La La Land, Film Review. Picturehouse@F.A.C.T., Liverpool.

Liverpool Sound and Vision Rating 9/10

Cast: Emma Stone, Ryan Gosling, J.K. Simmons, John Legend, Amiée Conn, Terry Walters, Callie Hernandez, Jessica Rothe, Sonoya Mizuno, Rosemarie DeWitt, Jason Fuchs, Olivia Hamilton, Finn Wittrock, Josh Pence.

If you don’t understand the language then Jazz might leave you cold, the same could be said for musicals, the rituals, the spontaneity, the drama and the freedom, all are entwined in a system that may seem uncoordinated, clumsy to the naked ear, but let it flow over you, lose your inhibitions and don’t talk through it, don’t talk above it and it will grab your interest. It is in that freedom of expression that the two genres, Jazz and the American Musical come together to make something beautiful in La La Land.

In any filmed musical, the chemistry between the two leads is vital, even before the songs or the mood, the chemistry is what brings the film to life; without the spark that must viewed by the cinema goer, the film loses everything, its credibility, its panache, its direction. Without the spark imagine Grease without Olivia Newton John and John Travolta, Les Miserables without Hugh Jackman and Anna Hathaway; devoid of any sexual tension or the keen eyed love there can be no music that makes sense, without it you have Grease 2.
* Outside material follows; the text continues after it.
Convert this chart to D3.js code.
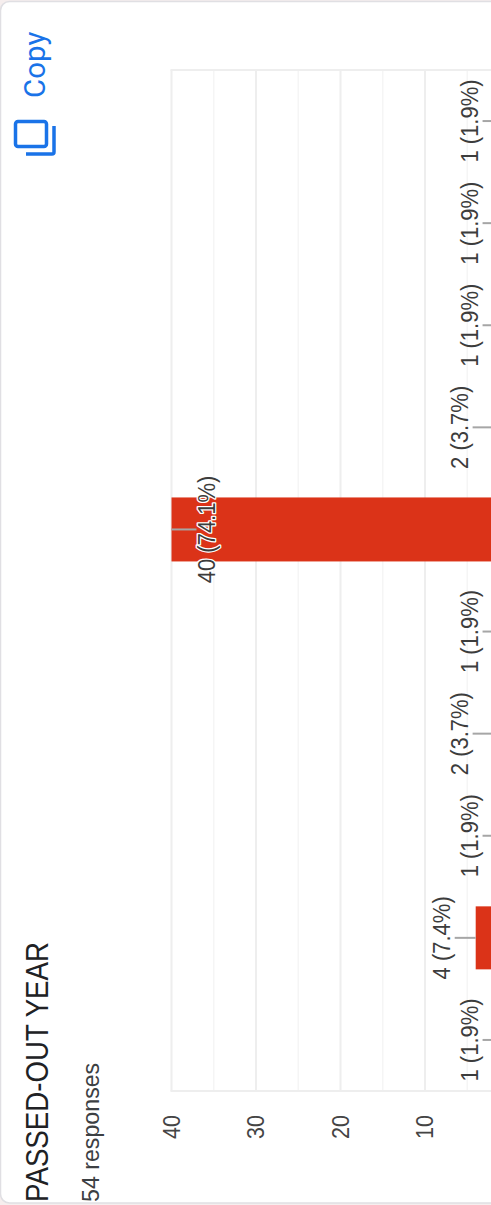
<!DOCTYPE html>
<html>
<head>
<meta charset="utf-8">
<script src="https://cdn.jsdelivr.net/npm/d3@7"></script>
<style>
html,body{margin:0;padding:0;background:#f6eeee;}
svg{display:block;}
text{font-family:"Liberation Sans",Arial,sans-serif;}
</style>
</head>
<body>
<div id="chart"></div>
<script>
const title = "PASSED-OUT YEAR";
const subtitle = "54 responses";
const copyLabel = "Copy";
const categories = ["c1","c2","c3","c4","c5","c6","c7","c8","c9","c10"];
const counts = [1,4,1,2,1,40,2,1,1,1];
const percents = ["1.9","7.4","1.9","3.7","1.9","74.1","3.7","1.9","1.9","1.9"];
const majorTicks = [40,30,20,10];
const minorTicks = [35,25,15,5];

const W = 491, H = 1205;
const svg = d3.select("#chart").append("svg").attr("width",W).attr("height",H);

// card
svg.append("rect").attr("x",0.5).attr("y",1.5).attr("width",W+20).attr("height",H-3.5)
  .attr("rx",9).attr("fill","#fff").attr("stroke","#e0dfe3").attr("stroke-width",1.5);

const x = d3.scaleLinear().domain([0,40]).range([509.5,171.5]);
const y = d3.scaleBand().domain(categories).range([1091,70]).paddingInner(0).paddingOuter(0);
const yc = c => y(c) + y.bandwidth()/2;

// grid
const g = svg.append("g");
g.selectAll("line.minor").data(minorTicks).join("line").attr("class","minor")
  .attr("x1",d=>x(d)).attr("x2",d=>x(d)).attr("y1",y.range()[1]).attr("y2",y.range()[0])
  .attr("stroke","#f5f5f5").attr("stroke-width",1.5);
g.selectAll("line.major").data(majorTicks).join("line").attr("class","major")
  .attr("x1",d=>x(d)).attr("x2",d=>x(d)).attr("y1",y.range()[1]).attr("y2",y.range()[0])
  .attr("stroke","#eeeeee").attr("stroke-width",2);
[y.range()[0],y.range()[1]].forEach(v=>{
  g.append("line").attr("x1",x(40)-1).attr("x2",W).attr("y1",v).attr("y2",v)
   .attr("stroke","#eeeeee").attr("stroke-width",2);
});

// axis
const axis = d3.axisBottom(x).tickValues(majorTicks).tickSize(0).tickPadding(0);
const ag = svg.append("g").attr("transform","translate(0,1127)").call(axis);
ag.select(".domain").remove();
ag.selectAll(".tick text")
  .attr("x",0).attr("y",0).attr("dy",0)
  .attr("transform","translate(7.5,0) rotate(-90) scale(1,1.08)")
  .attr("text-anchor","middle")
  .attr("font-size",21.5).attr("fill","#444")
  .style("font-family",'"Liberation Sans",Arial,sans-serif');

// bars
const barW = d => d>10 ? 64 : 63;
svg.selectAll("rect.bar").data(categories).join("rect").attr("class","bar")
  .attr("x",(c,i)=>x(counts[i]))
  .attr("y",(c,i)=>yc(c)-barW(counts[i])/2)
  .attr("width",(c,i)=>x(0)-x(counts[i]))
  .attr("height",(c,i)=>barW(counts[i]))
  .attr("fill","#db3318");

// leaders
const inside = v => x(v) < 200;
const leaderEnd = v => inside(v) ? x(v)+25 : x(v)-(v>=4?21:v==2?20:18.5);
svg.selectAll("line.lead").data(categories).join("line").attr("class","lead")
  .attr("x1",(c,i)=>x(counts[i])).attr("x2",(c,i)=>leaderEnd(counts[i]))
  .attr("y1",c=>yc(c)).attr("y2",c=>yc(c))
  .attr("stroke","#a6a6a6").attr("stroke-width",2);

// labels
const baseX = v => inside(v) ? x(v)+43 : leaderEnd(v)-5;
const lbl = svg.selectAll("text.lbl").data(categories).join("text").attr("class","lbl")
  .attr("transform",(c,i)=>`translate(${baseX(counts[i])},${yc(c)}) rotate(-90) scale(1,1.06)`)
  .attr("text-anchor","middle").attr("font-size",22).attr("fill","#3c3c3c")
  .text((c,i)=>`${counts[i]} (${percents[i]}%)`);
lbl.filter((c,i)=>counts[i]===40)
  .attr("stroke","#fff").attr("stroke-width",2.5).attr("paint-order","stroke").attr("stroke-linejoin","round");

// header
svg.append("text").attr("transform","translate(48,1202) rotate(-90) scale(1,1.11)")
  .attr("font-size",27.7).attr("fill","#202124").text(title);
svg.append("text").attr("transform","translate(99,1202) rotate(-90)")
  .attr("font-size",23.2).attr("fill","#3c4043").text(subtitle);
svg.append("text").attr("transform","translate(44.5,98) rotate(-90)")
  .attr("font-size",29.5).attr("fill","#1a73e8").style("font-family","Roboto,sans-serif").text(copyLabel);

// copy icon
svg.append("rect").attr("x",15.5).attr("y",121.5).attr("width",31).attr("height",25).attr("rx",2.5)
  .attr("fill","none").attr("stroke","#1a73e8").attr("stroke-width",3.5);
svg.append("path").attr("d","M26 154 H52 a2 2 0 0 0 2 -2 V126")
  .attr("fill","none").attr("stroke","#1a73e8").attr("stroke-width",3.5);
</script>
</body>
</html>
Thankfully what carries La La Land all the way is the confidence that both Ryan Gosling and Emma Stone exhibit at all times in each other’s performance; it is a spark, a chemistry, it might not be the one many might have expected, the self satisfying ooze of raw sexuality pouring from the flowing skirts of West Side Story or the return to 50s High School nostalgia in Grease but there was undoubtedly affection between Ms. Stone and Mr. Reynolds, trust in each other’s virtues and the result certainly showed in their timing and warmth.

La La Land is special, it reminds us that joy is not meant to be linear, a progression of landing the first great job without the suffering before hand, that like Jazz, it must flow without being obstructed, to truly feel the pain and learn from the randomness of existence, one must feel the ambition, the idea and run with it as far as the song in the soul will carry it.

A triumph of modern musicals, La La Land encapsulates everything you would want from the genre without being over heavy on the slush that can sometimes drive a film to the walls of failed expectation.